By Julia Galosy
I’m Wondering About...Neckties
When I was a tiny girl I hardly ever saw men with ties because my Dad and my Grandpa were both dentists and wore those white, zip-up uniforms. I went to Catholic pre-school, so no ties there. At three years old or so, I only saw men with ties in Church and I decided, with my tiny- girl logic that ties were there to keep men’s heads on while God rained down his wrath. (Catholicism in those days sported a vengeful God). This may seem strange but I also conjectured that since we were human BEANS, we were likely from the “lima” family. We all make our own sense out of the world we experience, don’t we?

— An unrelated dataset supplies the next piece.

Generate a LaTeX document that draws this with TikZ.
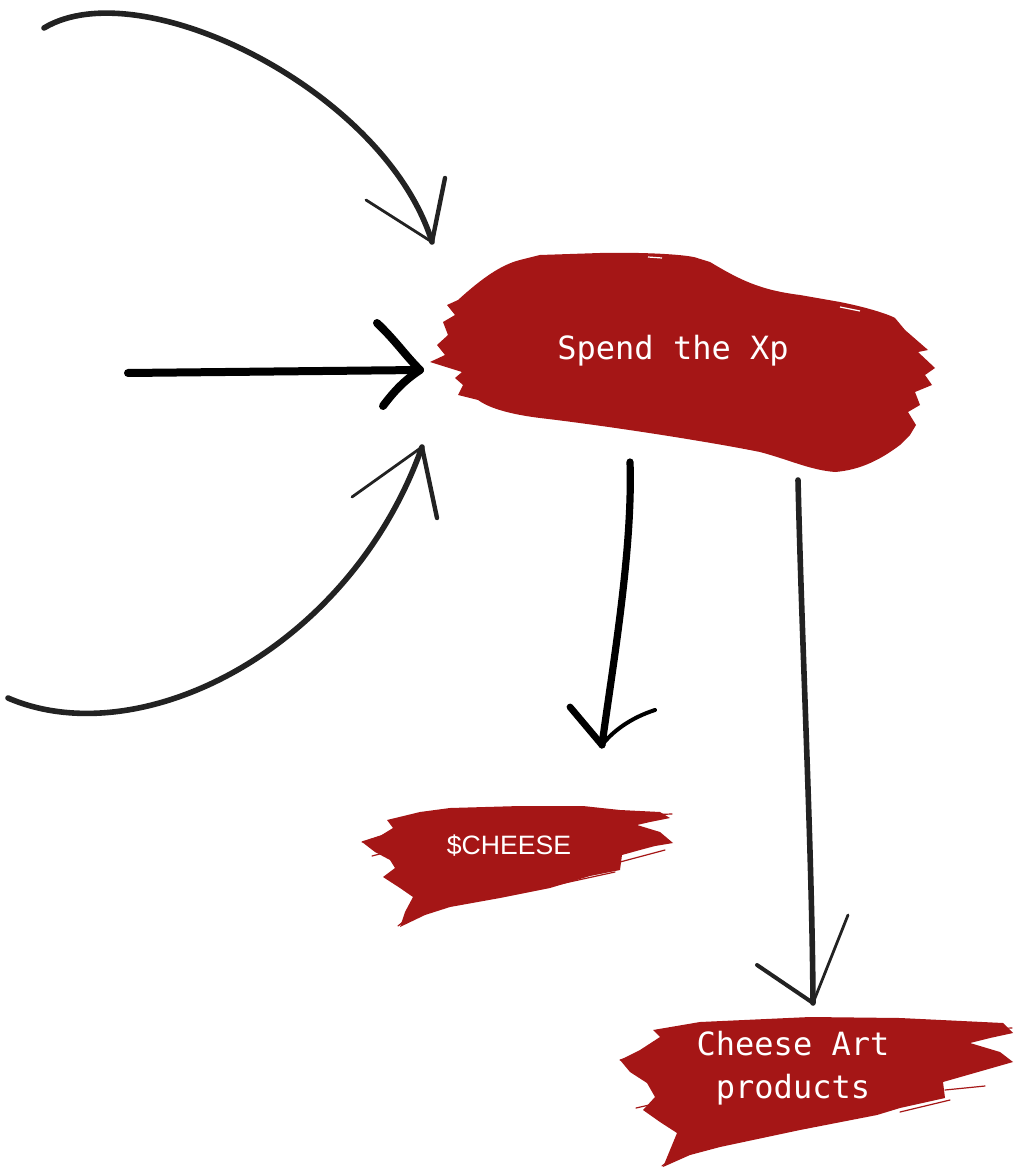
\documentclass[tikz,border=0pt]{standalone}
\usepackage{fontspec}
\usepackage{tikz}
\usetikzlibrary{positioning}
\newfontfamily\brushmono{DejaVu Sans Mono}
\newfontfamily\brushsans{Liberation Sans}
\definecolor{brushred}{HTML}{A51616}
\definecolor{inkgray}{HTML}{222222}

\begin{document}
\begin{tikzpicture}[x=0.5pt, y=-0.5pt,
  brush/.style={fill=brushred},
  streak/.style={draw=brushred, line width=0.6pt, line cap=round},
  label/.style={text=white, font=\brushmono\fontsize{16}{21.5}\selectfont, align=center, inner sep=0pt},
  inkline/.style={draw=inkgray, line width=2.8pt, line cap=round, line join=round},
  inkbarb/.style={draw=inkgray, line width=1.4pt, line cap=round},
  boldline/.style={draw=black, line width=4pt, line cap=round, line join=round},
]
\useasboundingbox (0,0) rectangle (1021,1170);

% brush strokes behind the labels
\fill[brush] (540,255) -- (600,253) .. controls (650,252) and (690,255) .. (697,258) -- (710,262)
  .. controls (740,280) and (760,290) .. (800,295) -- (840,302) .. controls (870,308) and (890,315) .. (895,318)
  -- (905,330) -- (928,350) -- (918,352) -- (935,368) -- (925,375) -- (932,385) -- (915,392) -- (920,405)
  -- (908,412) -- (916,425) -- (910,435) -- (900,445) .. controls (880,460) and (860,470) .. (835,472)
  .. controls (810,470) and (790,460) .. (760,452) .. controls (700,440) and (600,425) .. (540,418)
  .. controls (500,413) and (485,405) .. (478,400) -- (458,395) -- (463,385) -- (455,378) -- (462,372)
  -- (430,362) -- (445,355) -- (437,345) -- (448,335) -- (443,322) -- (455,315) -- (447,305) -- (458,300)
  .. controls (480,280) and (500,265) .. (520,260) -- cycle;
\draw[white, line width=0.6pt] (648,257) -- (662,258) (770,285) -- (786,288) (840,307) -- (860,311);
\fill[brush] (387,820) -- (420,812) -- (450,808) -- (520,806) -- (583,806) -- (620,810) -- (660,812)
  -- (670,818) -- (650,822) -- (637,825) -- (660,832) -- (673,843) -- (655,846) -- (640,850) -- (622,855)
  -- (620,870) -- (590,876) -- (550,888) -- (500,898) -- (450,907) -- (425,915) -- (400,927) -- (405,912)
  -- (413,897) -- (400,888) -- (383,877) -- (395,868) -- (390,860) -- (375,852) -- (362,842) -- (380,836)
  -- (393,828) -- cycle;
\draw[streak] (362,842) -- (330+60,833) (372,856) -- (395,850) (398,926) -- (430,900) (620,862) -- (665,850)
  (640,815) -- (672,814) (560,884) -- (615,872);
\fill[brush] (653,1030) -- (700,1022) -- (810,1017) -- (900,1018) -- (1003,1023) -- (1013,1033) -- (990,1038)
  -- (970,1043) -- (1000,1052) -- (1013,1062) -- (985,1070) -- (943,1082) -- (945,1098) -- (900,1108)
  -- (877,1115) -- (800,1130) -- (720,1147) -- (690,1155) -- (663,1167) -- (670,1150) -- (677,1133)
  -- (660,1122) -- (643,1110) -- (655,1097) -- (647,1083) -- (630,1072) -- (620,1060) -- (640,1050)
  -- (660,1037) -- cycle;
\draw[streak] (620,1060) -- (665,1048) (636,1108) -- (680,1098) (662,1166) -- (700,1138) (945,1090) -- (985,1086)
  (960,1030) -- (1012,1028) (900,1112) -- (950,1100);

% labels
\node[label] (spend) at (673,351) {Spend the Xp};
\node[label, font=\brushsans\fontsize{13.3}{16}\selectfont] (cheese) at (509,846) {\$CHEESE};
\node[label] (art) at (793,1068) {Cheese Art\\products};

% arrow ends
\coordinate (topfrom) at (44,28);
\coordinate (topto) at (432,242);
\coordinate (midfrom) at (128,373);
\coordinate (midto) at (420,370);
\coordinate (lowfrom) at (8,698);
\coordinate (lowto) at (422,447);
\coordinate (cheesefrom) at (630,462);
\coordinate (cheeseto) at (602,745);
\coordinate (artfrom) at (798,480);
\coordinate (artto) at (813,1003);

% arrows into the Xp
\draw[inkline] (topfrom) .. controls (140,-30) and (385,90) .. (topto);
\draw[inkbarb] (366,200) -- (topto);
\draw[inkline, line width=2.2pt] (445,178) -- (topto);
\draw[boldline] (midfrom) -- (midto);
\draw[boldline] (377,323) .. controls (395,340) and (405,355) .. (midto);
\draw[boldline] (383,406) .. controls (395,390) and (405,380) .. (midto);
\draw[inkline] (lowfrom) .. controls (140,755) and (350,650) .. (lowto);
\draw[inkbarb] (352,497) -- (lowto);
\draw[inkline, line width=2.2pt] (437,518) -- (lowto);

% arrows out of the Xp
\draw[boldline, line width=3.6pt] (cheesefrom) .. controls (633,550) and (612,670) .. (cheeseto);
\draw[boldline, line width=3.4pt] (570,707) -- (cheeseto);
\draw[boldline, line width=2pt] (655,710) .. controls (630,718) and (612,732) .. (cheeseto);
\draw[inkline] (artfrom) .. controls (802,650) and (812,850) .. (artto);
\draw[inkline, line width=2pt] (757,965) -- (artto);
\draw[inkbarb] (848,915) -- (artto);
\end{tikzpicture}
\end{document}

So I am wondering about the tie these days. It has transcended its fashion function to become a symbol for men everywhere. It seems it started as a way of identifying Croatian mercenaries in a French army. Nowadays many occupations demand its use in occupations such as investment bankers and lawyers. I supposed this symbolizes professionalism or maybe just big bucks.
In most countries in Asia the suit and tie are the symbols of management while the “workers” wear a different uniform. I had a client in France who had 100 bow ties and eventually one of his direct reports started wearing similar ties and tried to tell everyone that it was his choice. (What kind of symbolism was that, I wonder?!!). It seemed at that time, that the tie was one of the few ways that men could express themselves as the suits and shirts and shoes were kind of the same.
My unscientific survey of opinions about ties from the men in my circle seems to support that ties still stand as symbols. Some decry ever wearing them again—a rebellion against their former lives. Others love to wear them as it separates the everyday shorts, flip flops and Hawaiian shirts from the elegant selves they could display to the world. Even the results of this survey support that the tie is still guarding its place in the fashion pantheon as a symbol.
I am wondering then, if we women have a symbol in our fashion palate?